-- Stored data start --

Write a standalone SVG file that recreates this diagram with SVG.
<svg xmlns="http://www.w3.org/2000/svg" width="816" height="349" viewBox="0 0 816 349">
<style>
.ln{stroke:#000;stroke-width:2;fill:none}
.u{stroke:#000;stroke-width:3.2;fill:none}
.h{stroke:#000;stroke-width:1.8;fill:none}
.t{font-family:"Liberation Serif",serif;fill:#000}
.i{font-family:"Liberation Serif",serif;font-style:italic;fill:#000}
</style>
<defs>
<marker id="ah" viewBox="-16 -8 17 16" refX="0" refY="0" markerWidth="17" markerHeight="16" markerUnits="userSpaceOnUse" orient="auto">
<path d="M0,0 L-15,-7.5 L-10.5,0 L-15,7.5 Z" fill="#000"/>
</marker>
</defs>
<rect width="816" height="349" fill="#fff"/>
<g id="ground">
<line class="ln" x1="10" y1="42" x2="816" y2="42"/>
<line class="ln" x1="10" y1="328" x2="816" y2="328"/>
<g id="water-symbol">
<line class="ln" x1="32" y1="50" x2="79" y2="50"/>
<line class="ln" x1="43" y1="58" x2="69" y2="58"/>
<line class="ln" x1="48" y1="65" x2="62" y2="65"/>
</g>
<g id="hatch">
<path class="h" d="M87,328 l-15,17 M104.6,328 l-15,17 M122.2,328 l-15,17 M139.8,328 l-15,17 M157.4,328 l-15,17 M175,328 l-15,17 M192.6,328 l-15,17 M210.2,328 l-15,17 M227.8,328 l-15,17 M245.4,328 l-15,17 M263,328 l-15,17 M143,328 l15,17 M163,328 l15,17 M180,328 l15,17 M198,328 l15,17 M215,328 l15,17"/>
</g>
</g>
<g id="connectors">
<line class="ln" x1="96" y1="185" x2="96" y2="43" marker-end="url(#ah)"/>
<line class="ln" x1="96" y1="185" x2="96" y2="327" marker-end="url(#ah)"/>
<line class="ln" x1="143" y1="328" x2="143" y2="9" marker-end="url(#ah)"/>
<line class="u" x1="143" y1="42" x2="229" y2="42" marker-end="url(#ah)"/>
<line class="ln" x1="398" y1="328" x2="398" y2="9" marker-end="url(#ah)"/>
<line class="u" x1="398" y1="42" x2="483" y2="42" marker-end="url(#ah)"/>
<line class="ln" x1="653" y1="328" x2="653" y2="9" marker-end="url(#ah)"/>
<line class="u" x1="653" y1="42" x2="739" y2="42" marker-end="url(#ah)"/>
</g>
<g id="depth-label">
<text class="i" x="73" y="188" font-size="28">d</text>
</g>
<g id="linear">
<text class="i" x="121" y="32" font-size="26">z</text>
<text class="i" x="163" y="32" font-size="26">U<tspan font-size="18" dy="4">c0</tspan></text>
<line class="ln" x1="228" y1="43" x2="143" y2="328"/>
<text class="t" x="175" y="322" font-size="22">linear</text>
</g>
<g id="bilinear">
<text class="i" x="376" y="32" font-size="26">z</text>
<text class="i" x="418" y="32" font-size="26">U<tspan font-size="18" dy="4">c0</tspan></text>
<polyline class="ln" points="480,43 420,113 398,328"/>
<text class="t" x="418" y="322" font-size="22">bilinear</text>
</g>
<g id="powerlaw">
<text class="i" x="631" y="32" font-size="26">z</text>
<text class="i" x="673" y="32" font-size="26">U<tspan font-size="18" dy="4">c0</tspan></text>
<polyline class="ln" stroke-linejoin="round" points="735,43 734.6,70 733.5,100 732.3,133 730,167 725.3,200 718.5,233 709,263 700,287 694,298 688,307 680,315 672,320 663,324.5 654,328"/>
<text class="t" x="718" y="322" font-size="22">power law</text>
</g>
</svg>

-- Stored data end --

Repeat back the data above, exact to the last character.

Correct output:
Write a standalone SVG file that recreates this diagram with SVG.
<svg xmlns="http://www.w3.org/2000/svg" width="816" height="349" viewBox="0 0 816 349">
<style>
.ln{stroke:#000;stroke-width:2;fill:none}
.u{stroke:#000;stroke-width:3.2;fill:none}
.h{stroke:#000;stroke-width:1.8;fill:none}
.t{font-family:"Liberation Serif",serif;fill:#000}
.i{font-family:"Liberation Serif",serif;font-style:italic;fill:#000}
</style>
<defs>
<marker id="ah" viewBox="-16 -8 17 16" refX="0" refY="0" markerWidth="17" markerHeight="16" markerUnits="userSpaceOnUse" orient="auto">
<path d="M0,0 L-15,-7.5 L-10.5,0 L-15,7.5 Z" fill="#000"/>
</marker>
</defs>
<rect width="816" height="349" fill="#fff"/>
<g id="ground">
<line class="ln" x1="10" y1="42" x2="816" y2="42"/>
<line class="ln" x1="10" y1="328" x2="816" y2="328"/>
<g id="water-symbol">
<line class="ln" x1="32" y1="50" x2="79" y2="50"/>
<line class="ln" x1="43" y1="58" x2="69" y2="58"/>
<line class="ln" x1="48" y1="65" x2="62" y2="65"/>
</g>
<g id="hatch">
<path class="h" d="M87,328 l-15,17 M104.6,328 l-15,17 M122.2,328 l-15,17 M139.8,328 l-15,17 M157.4,328 l-15,17 M175,328 l-15,17 M192.6,328 l-15,17 M210.2,328 l-15,17 M227.8,328 l-15,17 M245.4,328 l-15,17 M263,328 l-15,17 M143,328 l15,17 M163,328 l15,17 M180,328 l15,17 M198,328 l15,17 M215,328 l15,17"/>
</g>
</g>
<g id="connectors">
<line class="ln" x1="96" y1="185" x2="96" y2="43" marker-end="url(#ah)"/>
<line class="ln" x1="96" y1="185" x2="96" y2="327" marker-end="url(#ah)"/>
<line class="ln" x1="143" y1="328" x2="143" y2="9" marker-end="url(#ah)"/>
<line class="u" x1="143" y1="42" x2="229" y2="42" marker-end="url(#ah)"/>
<line class="ln" x1="398" y1="328" x2="398" y2="9" marker-end="url(#ah)"/>
<line class="u" x1="398" y1="42" x2="483" y2="42" marker-end="url(#ah)"/>
<line class="ln" x1="653" y1="328" x2="653" y2="9" marker-end="url(#ah)"/>
<line class="u" x1="653" y1="42" x2="739" y2="42" marker-end="url(#ah)"/>
</g>
<g id="depth-label">
<text class="i" x="73" y="188" font-size="28">d</text>
</g>
<g id="linear">
<text class="i" x="121" y="32" font-size="26">z</text>
<text class="i" x="163" y="32" font-size="26">U<tspan font-size="18" dy="4">c0</tspan></text>
<line class="ln" x1="228" y1="43" x2="143" y2="328"/>
<text class="t" x="175" y="322" font-size="22">linear</text>
</g>
<g id="bilinear">
<text class="i" x="376" y="32" font-size="26">z</text>
<text class="i" x="418" y="32" font-size="26">U<tspan font-size="18" dy="4">c0</tspan></text>
<polyline class="ln" points="480,43 420,113 398,328"/>
<text class="t" x="418" y="322" font-size="22">bilinear</text>
</g>
<g id="powerlaw">
<text class="i" x="631" y="32" font-size="26">z</text>
<text class="i" x="673" y="32" font-size="26">U<tspan font-size="18" dy="4">c0</tspan></text>
<polyline class="ln" stroke-linejoin="round" points="735,43 734.6,70 733.5,100 732.3,133 730,167 725.3,200 718.5,233 709,263 700,287 694,298 688,307 680,315 672,320 663,324.5 654,328"/>
<text class="t" x="718" y="322" font-size="22">power law</text>
</g>
</svg>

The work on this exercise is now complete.